* Exercise details *
Copy each line that contains the string "Python".

* Record excerpts *
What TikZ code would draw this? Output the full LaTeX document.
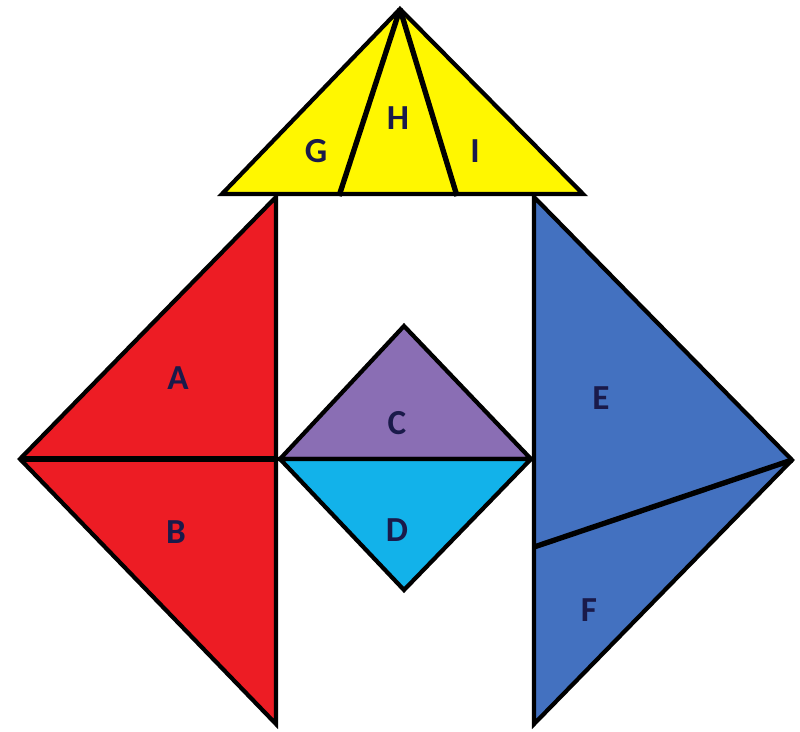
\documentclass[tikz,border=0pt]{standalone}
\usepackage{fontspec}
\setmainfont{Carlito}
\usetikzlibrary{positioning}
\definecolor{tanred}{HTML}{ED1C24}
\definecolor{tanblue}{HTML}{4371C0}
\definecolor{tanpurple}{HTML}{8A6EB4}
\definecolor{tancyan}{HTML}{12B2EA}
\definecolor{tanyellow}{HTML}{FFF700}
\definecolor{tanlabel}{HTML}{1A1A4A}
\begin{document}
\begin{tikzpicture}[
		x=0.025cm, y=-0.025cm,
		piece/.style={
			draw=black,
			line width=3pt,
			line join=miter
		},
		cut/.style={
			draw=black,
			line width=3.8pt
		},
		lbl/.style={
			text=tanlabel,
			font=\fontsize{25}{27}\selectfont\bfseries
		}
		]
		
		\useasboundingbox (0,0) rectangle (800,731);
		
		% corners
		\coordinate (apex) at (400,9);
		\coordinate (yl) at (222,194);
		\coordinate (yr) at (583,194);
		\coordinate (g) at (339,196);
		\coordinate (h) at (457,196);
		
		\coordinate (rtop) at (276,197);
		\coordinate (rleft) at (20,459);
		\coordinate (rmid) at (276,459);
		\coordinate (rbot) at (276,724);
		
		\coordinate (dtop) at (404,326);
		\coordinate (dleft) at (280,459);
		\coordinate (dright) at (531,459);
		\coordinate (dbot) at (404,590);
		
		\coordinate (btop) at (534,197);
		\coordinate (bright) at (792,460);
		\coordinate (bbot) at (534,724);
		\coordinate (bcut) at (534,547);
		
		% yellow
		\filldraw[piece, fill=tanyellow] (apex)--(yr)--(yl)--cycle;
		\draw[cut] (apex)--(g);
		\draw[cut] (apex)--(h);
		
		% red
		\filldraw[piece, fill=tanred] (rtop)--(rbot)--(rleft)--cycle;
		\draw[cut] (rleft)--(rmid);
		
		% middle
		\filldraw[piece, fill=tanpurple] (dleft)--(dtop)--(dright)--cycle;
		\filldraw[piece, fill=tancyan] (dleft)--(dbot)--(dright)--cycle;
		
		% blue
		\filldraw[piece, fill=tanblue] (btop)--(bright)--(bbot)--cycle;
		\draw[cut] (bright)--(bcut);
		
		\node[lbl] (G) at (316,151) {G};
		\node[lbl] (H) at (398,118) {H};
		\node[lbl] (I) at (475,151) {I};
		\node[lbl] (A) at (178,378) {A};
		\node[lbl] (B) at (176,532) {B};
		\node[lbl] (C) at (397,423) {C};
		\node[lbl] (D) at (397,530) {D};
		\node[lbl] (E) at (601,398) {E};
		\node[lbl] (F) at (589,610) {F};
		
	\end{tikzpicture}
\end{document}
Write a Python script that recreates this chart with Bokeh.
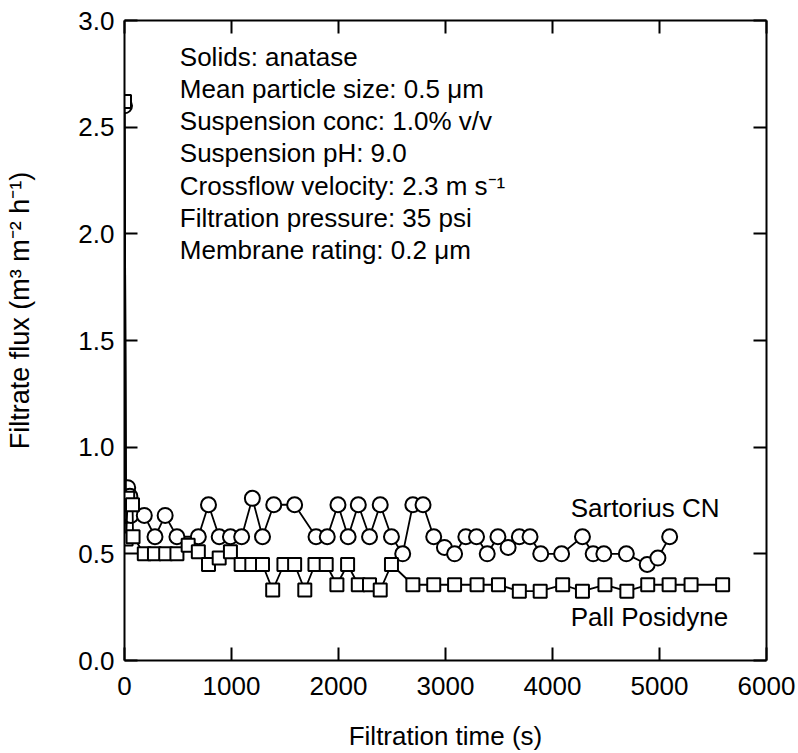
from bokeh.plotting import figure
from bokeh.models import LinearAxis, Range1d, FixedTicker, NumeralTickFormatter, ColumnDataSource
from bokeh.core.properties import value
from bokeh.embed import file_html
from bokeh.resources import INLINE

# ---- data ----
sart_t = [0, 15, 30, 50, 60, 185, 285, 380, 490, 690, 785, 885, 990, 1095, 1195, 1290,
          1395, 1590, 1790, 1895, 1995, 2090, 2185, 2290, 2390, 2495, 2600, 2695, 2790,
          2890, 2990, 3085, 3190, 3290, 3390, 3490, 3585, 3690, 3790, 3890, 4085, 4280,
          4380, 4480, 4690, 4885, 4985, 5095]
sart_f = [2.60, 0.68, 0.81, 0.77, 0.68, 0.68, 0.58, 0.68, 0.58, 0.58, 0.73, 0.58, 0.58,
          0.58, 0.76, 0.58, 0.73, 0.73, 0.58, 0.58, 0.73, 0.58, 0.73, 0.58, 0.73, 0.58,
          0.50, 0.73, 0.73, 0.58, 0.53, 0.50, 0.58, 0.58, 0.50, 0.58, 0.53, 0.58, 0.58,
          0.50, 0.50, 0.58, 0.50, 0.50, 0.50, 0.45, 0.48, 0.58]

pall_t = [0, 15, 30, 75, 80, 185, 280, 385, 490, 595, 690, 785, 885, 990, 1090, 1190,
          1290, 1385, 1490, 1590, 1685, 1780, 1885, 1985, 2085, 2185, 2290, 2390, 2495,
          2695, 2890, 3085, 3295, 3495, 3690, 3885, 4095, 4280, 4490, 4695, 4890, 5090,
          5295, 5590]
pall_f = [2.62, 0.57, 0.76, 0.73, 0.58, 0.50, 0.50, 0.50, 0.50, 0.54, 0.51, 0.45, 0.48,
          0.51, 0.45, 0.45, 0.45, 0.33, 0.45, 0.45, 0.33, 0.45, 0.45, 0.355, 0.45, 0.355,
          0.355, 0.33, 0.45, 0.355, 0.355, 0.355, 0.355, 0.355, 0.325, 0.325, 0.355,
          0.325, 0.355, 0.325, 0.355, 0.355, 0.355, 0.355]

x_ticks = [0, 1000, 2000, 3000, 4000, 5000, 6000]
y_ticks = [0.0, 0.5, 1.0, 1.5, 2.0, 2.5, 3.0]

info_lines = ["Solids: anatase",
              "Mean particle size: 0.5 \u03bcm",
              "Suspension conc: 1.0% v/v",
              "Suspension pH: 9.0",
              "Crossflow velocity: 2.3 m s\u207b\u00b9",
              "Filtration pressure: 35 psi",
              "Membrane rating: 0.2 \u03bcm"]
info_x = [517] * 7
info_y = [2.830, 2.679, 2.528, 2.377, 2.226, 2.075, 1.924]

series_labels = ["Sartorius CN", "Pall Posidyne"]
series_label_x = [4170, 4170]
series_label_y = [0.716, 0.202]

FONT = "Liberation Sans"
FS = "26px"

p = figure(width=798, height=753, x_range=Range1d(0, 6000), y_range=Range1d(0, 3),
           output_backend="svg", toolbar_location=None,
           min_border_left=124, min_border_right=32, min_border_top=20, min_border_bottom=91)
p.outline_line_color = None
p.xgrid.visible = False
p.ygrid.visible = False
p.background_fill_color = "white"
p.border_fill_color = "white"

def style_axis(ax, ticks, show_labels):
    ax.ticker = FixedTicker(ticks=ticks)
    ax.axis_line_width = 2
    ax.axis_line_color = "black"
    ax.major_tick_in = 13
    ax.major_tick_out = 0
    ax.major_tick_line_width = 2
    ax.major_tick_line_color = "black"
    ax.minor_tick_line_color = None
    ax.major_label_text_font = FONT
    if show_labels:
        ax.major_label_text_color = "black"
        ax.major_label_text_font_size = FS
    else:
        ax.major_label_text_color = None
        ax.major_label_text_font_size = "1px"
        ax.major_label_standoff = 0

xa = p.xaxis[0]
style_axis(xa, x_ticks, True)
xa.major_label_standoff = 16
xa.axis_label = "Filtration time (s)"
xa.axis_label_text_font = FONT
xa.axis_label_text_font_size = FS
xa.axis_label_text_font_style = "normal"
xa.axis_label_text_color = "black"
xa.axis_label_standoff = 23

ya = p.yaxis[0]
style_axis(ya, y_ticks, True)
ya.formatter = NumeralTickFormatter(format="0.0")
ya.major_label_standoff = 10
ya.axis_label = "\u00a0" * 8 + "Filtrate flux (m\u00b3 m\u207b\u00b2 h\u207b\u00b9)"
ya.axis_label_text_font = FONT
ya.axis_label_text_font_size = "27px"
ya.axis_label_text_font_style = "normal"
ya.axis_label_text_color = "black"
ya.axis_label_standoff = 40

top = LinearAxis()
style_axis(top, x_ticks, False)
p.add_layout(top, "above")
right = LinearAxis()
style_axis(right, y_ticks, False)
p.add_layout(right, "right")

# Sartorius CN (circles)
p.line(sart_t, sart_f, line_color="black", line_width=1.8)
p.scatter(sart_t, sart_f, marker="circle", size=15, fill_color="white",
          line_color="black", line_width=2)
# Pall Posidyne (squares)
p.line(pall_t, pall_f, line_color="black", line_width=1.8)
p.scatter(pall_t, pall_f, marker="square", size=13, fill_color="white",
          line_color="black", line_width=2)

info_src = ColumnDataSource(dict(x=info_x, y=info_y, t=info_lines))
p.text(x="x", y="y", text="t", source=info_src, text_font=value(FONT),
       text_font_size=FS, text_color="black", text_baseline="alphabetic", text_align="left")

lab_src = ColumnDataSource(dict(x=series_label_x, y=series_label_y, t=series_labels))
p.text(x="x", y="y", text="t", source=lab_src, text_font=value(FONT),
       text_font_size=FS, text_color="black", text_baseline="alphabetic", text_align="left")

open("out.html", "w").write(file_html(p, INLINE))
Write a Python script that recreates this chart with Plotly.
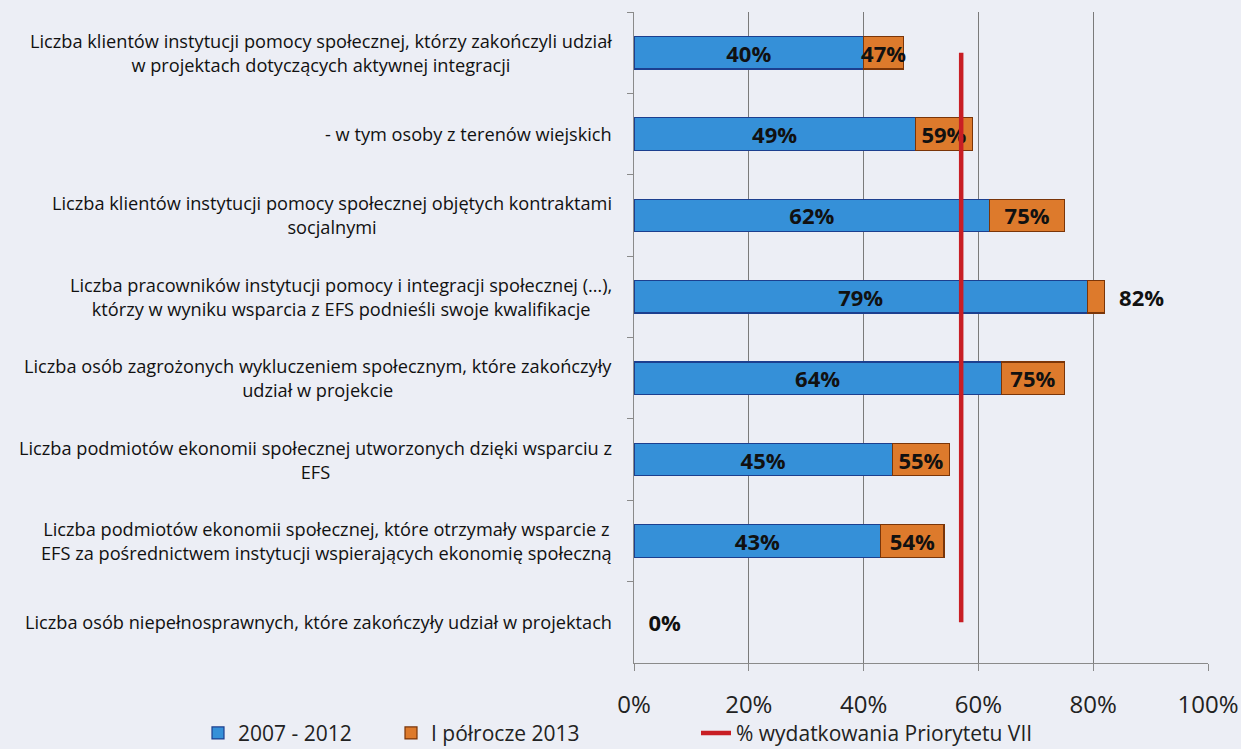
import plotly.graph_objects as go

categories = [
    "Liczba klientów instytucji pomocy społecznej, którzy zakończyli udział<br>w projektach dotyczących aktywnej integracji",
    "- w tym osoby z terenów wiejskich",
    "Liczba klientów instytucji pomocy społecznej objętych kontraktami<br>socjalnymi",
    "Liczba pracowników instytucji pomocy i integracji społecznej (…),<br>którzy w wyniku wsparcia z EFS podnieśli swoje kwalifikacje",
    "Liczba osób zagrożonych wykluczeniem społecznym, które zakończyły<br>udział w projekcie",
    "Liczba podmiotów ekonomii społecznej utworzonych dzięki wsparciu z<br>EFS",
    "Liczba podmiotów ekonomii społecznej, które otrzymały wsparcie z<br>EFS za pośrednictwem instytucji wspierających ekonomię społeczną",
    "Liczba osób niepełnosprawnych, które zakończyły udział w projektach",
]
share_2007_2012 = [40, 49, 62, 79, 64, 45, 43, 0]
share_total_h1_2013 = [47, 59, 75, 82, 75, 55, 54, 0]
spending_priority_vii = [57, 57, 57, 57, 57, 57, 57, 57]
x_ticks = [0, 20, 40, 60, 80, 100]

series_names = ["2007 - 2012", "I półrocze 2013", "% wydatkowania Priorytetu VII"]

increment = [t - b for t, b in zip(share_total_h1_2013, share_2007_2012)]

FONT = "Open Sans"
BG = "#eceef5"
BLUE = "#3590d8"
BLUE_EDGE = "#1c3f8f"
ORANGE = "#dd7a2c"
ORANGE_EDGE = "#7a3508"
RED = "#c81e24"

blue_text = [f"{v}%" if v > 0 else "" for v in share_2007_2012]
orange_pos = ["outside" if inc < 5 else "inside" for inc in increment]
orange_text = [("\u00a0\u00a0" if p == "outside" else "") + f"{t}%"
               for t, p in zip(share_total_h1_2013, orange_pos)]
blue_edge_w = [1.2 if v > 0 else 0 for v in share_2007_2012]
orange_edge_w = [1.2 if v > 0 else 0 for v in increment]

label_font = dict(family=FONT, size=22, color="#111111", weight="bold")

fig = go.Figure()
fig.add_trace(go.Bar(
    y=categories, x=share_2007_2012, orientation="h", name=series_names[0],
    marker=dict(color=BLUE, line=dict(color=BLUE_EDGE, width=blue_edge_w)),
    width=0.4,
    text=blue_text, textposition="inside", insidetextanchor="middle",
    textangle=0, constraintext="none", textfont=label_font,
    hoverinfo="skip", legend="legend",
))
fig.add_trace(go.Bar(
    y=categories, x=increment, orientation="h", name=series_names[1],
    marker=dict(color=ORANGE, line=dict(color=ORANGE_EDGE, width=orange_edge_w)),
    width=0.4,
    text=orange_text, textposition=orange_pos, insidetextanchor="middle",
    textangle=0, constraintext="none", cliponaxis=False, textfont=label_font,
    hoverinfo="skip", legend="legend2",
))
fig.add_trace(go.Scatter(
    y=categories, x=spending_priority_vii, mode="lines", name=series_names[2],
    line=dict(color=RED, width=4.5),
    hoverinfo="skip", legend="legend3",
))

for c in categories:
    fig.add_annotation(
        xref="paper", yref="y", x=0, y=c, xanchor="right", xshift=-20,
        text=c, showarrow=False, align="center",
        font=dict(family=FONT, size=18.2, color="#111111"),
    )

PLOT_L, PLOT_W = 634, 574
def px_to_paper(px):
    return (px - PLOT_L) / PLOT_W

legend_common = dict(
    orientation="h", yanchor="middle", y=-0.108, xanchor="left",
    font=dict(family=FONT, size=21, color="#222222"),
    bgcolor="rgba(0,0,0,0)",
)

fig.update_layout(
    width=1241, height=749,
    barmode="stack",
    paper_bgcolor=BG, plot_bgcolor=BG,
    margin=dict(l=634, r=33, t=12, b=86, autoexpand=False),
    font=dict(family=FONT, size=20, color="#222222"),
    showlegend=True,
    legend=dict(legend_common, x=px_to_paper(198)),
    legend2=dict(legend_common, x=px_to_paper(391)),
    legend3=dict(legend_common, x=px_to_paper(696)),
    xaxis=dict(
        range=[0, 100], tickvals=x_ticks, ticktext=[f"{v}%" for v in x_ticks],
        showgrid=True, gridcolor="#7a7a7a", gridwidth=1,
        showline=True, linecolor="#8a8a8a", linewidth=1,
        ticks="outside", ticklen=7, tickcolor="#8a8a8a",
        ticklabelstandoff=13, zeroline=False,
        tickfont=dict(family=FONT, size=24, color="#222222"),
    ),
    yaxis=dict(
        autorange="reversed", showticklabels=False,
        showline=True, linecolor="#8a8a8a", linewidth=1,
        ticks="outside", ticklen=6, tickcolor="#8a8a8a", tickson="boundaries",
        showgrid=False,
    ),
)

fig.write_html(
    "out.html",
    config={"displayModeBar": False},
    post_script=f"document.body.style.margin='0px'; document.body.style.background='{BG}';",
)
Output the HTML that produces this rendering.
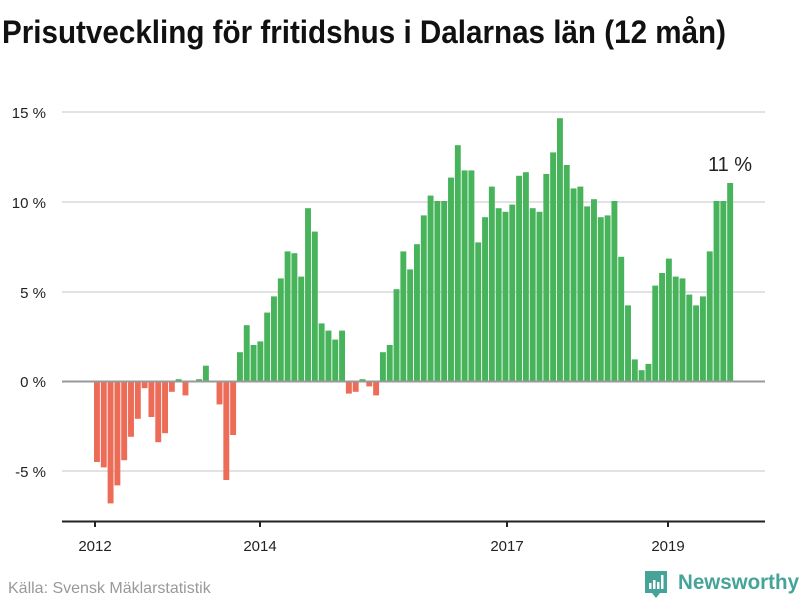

* Response to this task *
Write a Python script that recreates this chart with Bokeh.
Write a Python script that recreates this chart with Plotly.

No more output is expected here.